Sabahattin Ali' nin: “Sessiz sedasız bir köşeye çekilip yaşamak lazım.” dediği yerdeyim. Bir çoğumuz o köşede, kendi çizdiği sınırlarda nefes almaya çalışıyor. Geçmişte yaşanan buhranların yıllar geçtikçe tekrar etmesi her defasında daha güçlü darbelerle yaşam standartlarımızı alt üst etti. Kapanan kamu fabrikalarının yerini tüketim odaklı olan ticaret sahaları aldı. Kentimizin tarım kenti olması, küçük ölçekte yapılan çiftçilikle sınırlı kalıyor. Konserveciliğin geliştirilip dünya pazarına açılması Dardanel Fabrikası' ndan ibaret kalıyor. Desteklenmesi gereken hammadde üretimi olmalı. Üretim maliyetleri altında ezilen üretici için çözüm kaynakları bulmak sorunları bir nebze de olsa çözecekken bunun yerine kent pazarlarını ve marketleri sorunlu görmek doğru mu? Ya da bu çerçeveden çevremize bakarken, "sessiz sedasız yaşamaya devam ederek, geleceğimizi nasıl şekillendireceğiz?" diye sorabiliriz.
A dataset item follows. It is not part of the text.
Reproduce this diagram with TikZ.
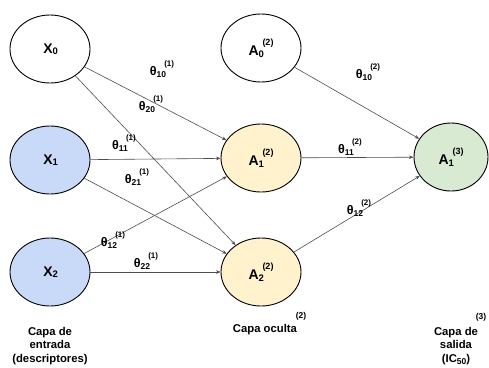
\documentclass[tikz,border=0pt]{standalone}
\usepackage{fontspec}
\setmainfont{Liberation Sans}
\usetikzlibrary{shapes.geometric,arrows.meta}
\definecolor{inblue}{HTML}{C9DAF8}
\definecolor{hidyel}{HTML}{FFF2CC}
\definecolor{outgrn}{HTML}{D9EAD3}
\newcommand{\sbsp}[3]{#1\raisebox{-0.25ex}{\fontsize{9.5}{10}\selectfont #2}\hspace{-0.1em}\raisebox{1.35ex}{\fontsize{9}{10}\selectfont #3}}
\newcommand{\thl}[2]{θ\raisebox{-0.3ex}{\fontsize{8.5}{9}\selectfont #1}\hspace{-0.15em}\raisebox{1.45ex}{\fontsize{8}{9}\selectfont #2}}
\begin{document}
\begin{tikzpicture}[x=1pt,y=-1pt,
  neuron/.style={ellipse,draw=black,line width=0.9pt,minimum width=80pt,minimum height=68pt,inner sep=0pt,
    font=\fontsize{14}{16}\selectfont\bfseries},
  conn/.style={draw=black!70,line width=0.6pt,-{Stealth[length=4.5pt,width=3.5pt]}},
  wlab/.style={font=\fontsize{12.5}{14}\selectfont\bfseries,inner sep=0pt},
  captxt/.style={font=\fontsize{11.3}{13.5}\selectfont\bfseries,align=center,inner sep=0pt},
  captnum/.style={font=\fontsize{8.5}{9}\selectfont\bfseries,inner sep=0pt}]
\useasboundingbox (0,0) rectangle (489,367);
% nodes
\node[neuron] (x0) at (50,49) {\sbsp{X}{0}{}};
\node[neuron,fill=inblue] (x1) at (50,160) {\sbsp{X}{1}{}};
\node[neuron,fill=inblue] (x2) at (50,272) {\sbsp{X}{2}{}};
\node[neuron] (a0) at (261,48) {\sbsp{A}{0}{(2)}};
\node[neuron,fill=hidyel] (a1) at (261,158) {\sbsp{A}{1}{(2)}};
\node[neuron,fill=hidyel] (a2) at (261,272) {\sbsp{A}{2}{(2)}};
\node[neuron,fill=outgrn,minimum width=74pt] (o1) at (451,157) {\sbsp{A}{1}{(3)}};
% connectors
\draw[conn] (x0) -- (a1);
\draw[conn] (x0) -- (a2);
\draw[conn] (x1) -- (a1);
\draw[conn] (x1) -- (a2);
\draw[conn] (x2) -- (a1);
\draw[conn] (x2) -- (a2);
\draw[conn] (a0) -- (o1);
\draw[conn] (a1) -- (o1);
\draw[conn] (a2) -- (o1);
% weight labels
\node[wlab] (t101) at (162,69) {\thl{10}{(1)}};
\node[wlab] (t201) at (151,104) {\thl{20}{(1)}};
\node[wlab] (t111) at (124,143) {\thl{11}{(1)}};
\node[wlab] (t211) at (137,177) {\thl{21}{(1)}};
\node[wlab] (t121) at (113,240) {\thl{12}{(1)}};
\node[wlab] (t221) at (146,261) {\thl{22}{(1)}};
\node[wlab] (t102) at (368,72) {\thl{10}{(2)}};
\node[wlab] (t112) at (350,147) {\thl{11}{(2)}};
\node[wlab] (t122) at (359,208) {\thl{12}{(2)}};
% captions
\node[captxt] (cin) at (50,346) {Capa de\\entrada\\(descriptores)};
\node[captxt] (chid) at (265,330) {Capa oculta};
\node[captnum] (chidn) at (301,316) {(2)};
\node[captxt] (cout) at (456,346) {Capa de\\salida\\(IC\raisebox{-0.3ex}{\fontsize{8.5}{9}\selectfont 50})};
\node[captnum] (coutn) at (481,317) {(3)};
\end{tikzpicture}
\end{document}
Mesela, 41 bin kilometrekarelik yüzölçümüyle Konya' dan sadece 3 bin kilometrekare büyük olan Hollanda, Türkiye' ye tarım üretiminde ve ihracatında fark atmaya devam ediyor.
İhracatının %71' ini tarımsal ürünlerden elde ediyor. Bizim ülkemizde ise tarımda dışa bağımlılık katlanarak büyüyor. Türkiye' nin dünya tarımsal ürünler ihracatından sadece yüzde 1 pay alıyor. Hububattan baklagile, yağlı tohumlardan endüstri bitkilerine kadar tarımda dışa bağımlılık giderek arttı. Bu tarım arazilerimizi verimli kullanmak yerine değersizleştirdiğimizin de kanıtı bir bakıma.
Türkiye' nin üretmek yerine ithalatı tercih etmesi, tarım dış ticaretinin her yıl açık vermesine devam etmesi demek. Çevremizde yetişmesi mümkün olan ve iklim koşullarımız uygun olmasına rağmen, tarım ürünleri yeterli üretilmediği ve çiftçiye destek verilmediği için buğday, arpa, mısır, nohut, mercimek, fasulye, ayçiçeği, pamuk, tütün gibi birçok ürünü dışarıdan almaya devam ediyoruz. Neden?
Üretici olmayan, üretime de katkısı olmayan ve de köşesinde sessiz sedasız yaşayan insan! Geleceğimiz için aynı zamanda yaşıyoruz. Ev sahibi kirayı artırmayacak, süt maliyetine satılacak, çiftçi para kazanmayacak, yastık altı yatırımları ile gündem oyalanacak. Böylece ucuzluk olacak. Bu doğru olabilir mi? Bunun üzerine bir düşünün derim. İyi haftalar.